» **Data shown**:
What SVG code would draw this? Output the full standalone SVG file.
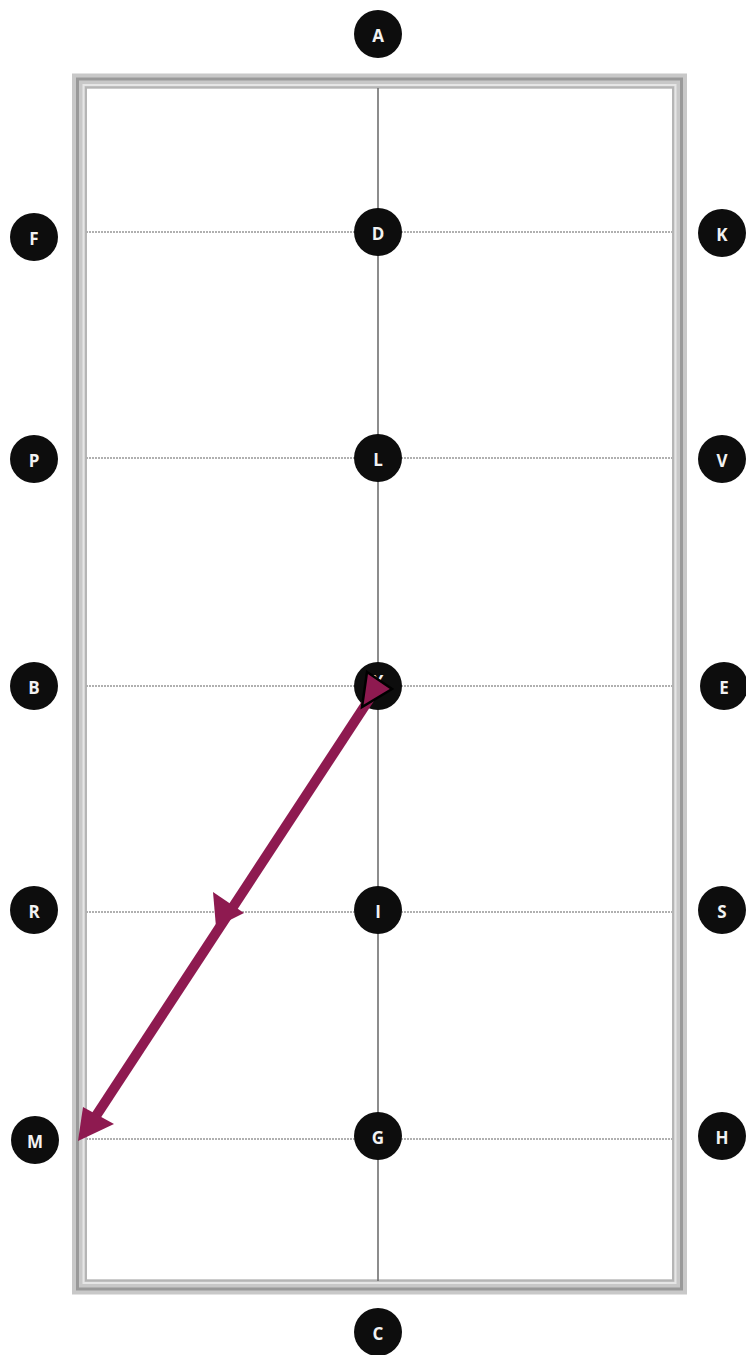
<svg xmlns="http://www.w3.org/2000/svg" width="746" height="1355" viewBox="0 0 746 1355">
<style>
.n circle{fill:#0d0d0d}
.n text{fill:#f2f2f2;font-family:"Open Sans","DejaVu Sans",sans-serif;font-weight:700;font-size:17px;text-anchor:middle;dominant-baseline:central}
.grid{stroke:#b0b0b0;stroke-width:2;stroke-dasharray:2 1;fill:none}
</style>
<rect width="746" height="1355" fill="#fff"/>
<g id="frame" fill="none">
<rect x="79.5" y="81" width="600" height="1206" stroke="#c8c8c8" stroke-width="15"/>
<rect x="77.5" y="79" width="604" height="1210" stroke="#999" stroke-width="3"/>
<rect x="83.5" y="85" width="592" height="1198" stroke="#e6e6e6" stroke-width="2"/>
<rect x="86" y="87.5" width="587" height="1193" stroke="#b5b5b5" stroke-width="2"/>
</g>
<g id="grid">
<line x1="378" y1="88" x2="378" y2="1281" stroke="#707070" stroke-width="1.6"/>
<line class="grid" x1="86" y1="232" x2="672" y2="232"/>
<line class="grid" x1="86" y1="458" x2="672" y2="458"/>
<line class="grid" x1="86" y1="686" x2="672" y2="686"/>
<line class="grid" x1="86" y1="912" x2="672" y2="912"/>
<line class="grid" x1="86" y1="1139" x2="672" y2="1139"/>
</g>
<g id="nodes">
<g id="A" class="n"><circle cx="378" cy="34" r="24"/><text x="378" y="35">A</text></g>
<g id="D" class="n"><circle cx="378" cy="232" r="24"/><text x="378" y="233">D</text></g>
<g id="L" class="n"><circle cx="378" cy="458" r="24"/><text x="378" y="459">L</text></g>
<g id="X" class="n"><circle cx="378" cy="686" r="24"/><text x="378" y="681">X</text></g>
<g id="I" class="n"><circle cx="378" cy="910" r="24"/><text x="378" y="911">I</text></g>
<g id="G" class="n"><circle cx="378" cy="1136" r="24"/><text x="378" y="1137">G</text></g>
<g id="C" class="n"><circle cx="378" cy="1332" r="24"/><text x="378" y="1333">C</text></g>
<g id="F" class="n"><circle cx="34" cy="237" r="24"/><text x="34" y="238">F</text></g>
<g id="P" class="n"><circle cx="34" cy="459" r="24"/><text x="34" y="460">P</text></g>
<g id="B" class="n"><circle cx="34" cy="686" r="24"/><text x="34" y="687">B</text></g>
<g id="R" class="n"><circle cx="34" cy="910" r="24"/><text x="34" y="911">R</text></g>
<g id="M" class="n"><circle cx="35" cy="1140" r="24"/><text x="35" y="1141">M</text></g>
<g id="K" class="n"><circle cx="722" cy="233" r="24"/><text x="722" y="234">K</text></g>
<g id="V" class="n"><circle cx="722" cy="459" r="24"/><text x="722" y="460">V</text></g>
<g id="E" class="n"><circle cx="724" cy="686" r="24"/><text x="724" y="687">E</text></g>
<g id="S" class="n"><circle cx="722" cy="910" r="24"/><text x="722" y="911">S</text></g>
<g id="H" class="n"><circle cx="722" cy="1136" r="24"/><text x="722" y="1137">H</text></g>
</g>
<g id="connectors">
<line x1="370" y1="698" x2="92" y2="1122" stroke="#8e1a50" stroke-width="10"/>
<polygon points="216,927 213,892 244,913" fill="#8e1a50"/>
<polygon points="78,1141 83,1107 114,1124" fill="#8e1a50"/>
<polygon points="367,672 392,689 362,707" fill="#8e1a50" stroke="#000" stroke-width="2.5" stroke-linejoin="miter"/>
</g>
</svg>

» **Exercise**: Repeat the material exactly as it reads, without any of its pictures.

» **Task output**:
What SVG code would draw this? Output the full standalone SVG file.
<svg xmlns="http://www.w3.org/2000/svg" width="746" height="1355" viewBox="0 0 746 1355">
<style>
.n circle{fill:#0d0d0d}
.n text{fill:#f2f2f2;font-family:"Open Sans","DejaVu Sans",sans-serif;font-weight:700;font-size:17px;text-anchor:middle;dominant-baseline:central}
.grid{stroke:#b0b0b0;stroke-width:2;stroke-dasharray:2 1;fill:none}
</style>
<rect width="746" height="1355" fill="#fff"/>
<g id="frame" fill="none">
<rect x="79.5" y="81" width="600" height="1206" stroke="#c8c8c8" stroke-width="15"/>
<rect x="77.5" y="79" width="604" height="1210" stroke="#999" stroke-width="3"/>
<rect x="83.5" y="85" width="592" height="1198" stroke="#e6e6e6" stroke-width="2"/>
<rect x="86" y="87.5" width="587" height="1193" stroke="#b5b5b5" stroke-width="2"/>
</g>
<g id="grid">
<line x1="378" y1="88" x2="378" y2="1281" stroke="#707070" stroke-width="1.6"/>
<line class="grid" x1="86" y1="232" x2="672" y2="232"/>
<line class="grid" x1="86" y1="458" x2="672" y2="458"/>
<line class="grid" x1="86" y1="686" x2="672" y2="686"/>
<line class="grid" x1="86" y1="912" x2="672" y2="912"/>
<line class="grid" x1="86" y1="1139" x2="672" y2="1139"/>
</g>
<g id="nodes">
<g id="A" class="n"><circle cx="378" cy="34" r="24"/><text x="378" y="35">A</text></g>
<g id="D" class="n"><circle cx="378" cy="232" r="24"/><text x="378" y="233">D</text></g>
<g id="L" class="n"><circle cx="378" cy="458" r="24"/><text x="378" y="459">L</text></g>
<g id="X" class="n"><circle cx="378" cy="686" r="24"/><text x="378" y="681">X</text></g>
<g id="I" class="n"><circle cx="378" cy="910" r="24"/><text x="378" y="911">I</text></g>
<g id="G" class="n"><circle cx="378" cy="1136" r="24"/><text x="378" y="1137">G</text></g>
<g id="C" class="n"><circle cx="378" cy="1332" r="24"/><text x="378" y="1333">C</text></g>
<g id="F" class="n"><circle cx="34" cy="237" r="24"/><text x="34" y="238">F</text></g>
<g id="P" class="n"><circle cx="34" cy="459" r="24"/><text x="34" y="460">P</text></g>
<g id="B" class="n"><circle cx="34" cy="686" r="24"/><text x="34" y="687">B</text></g>
<g id="R" class="n"><circle cx="34" cy="910" r="24"/><text x="34" y="911">R</text></g>
<g id="M" class="n"><circle cx="35" cy="1140" r="24"/><text x="35" y="1141">M</text></g>
<g id="K" class="n"><circle cx="722" cy="233" r="24"/><text x="722" y="234">K</text></g>
<g id="V" class="n"><circle cx="722" cy="459" r="24"/><text x="722" y="460">V</text></g>
<g id="E" class="n"><circle cx="724" cy="686" r="24"/><text x="724" y="687">E</text></g>
<g id="S" class="n"><circle cx="722" cy="910" r="24"/><text x="722" y="911">S</text></g>
<g id="H" class="n"><circle cx="722" cy="1136" r="24"/><text x="722" y="1137">H</text></g>
</g>
<g id="connectors">
<line x1="370" y1="698" x2="92" y2="1122" stroke="#8e1a50" stroke-width="10"/>
<polygon points="216,927 213,892 244,913" fill="#8e1a50"/>
<polygon points="78,1141 83,1107 114,1124" fill="#8e1a50"/>
<polygon points="367,672 392,689 362,707" fill="#8e1a50" stroke="#000" stroke-width="2.5" stroke-linejoin="miter"/>
</g>
</svg>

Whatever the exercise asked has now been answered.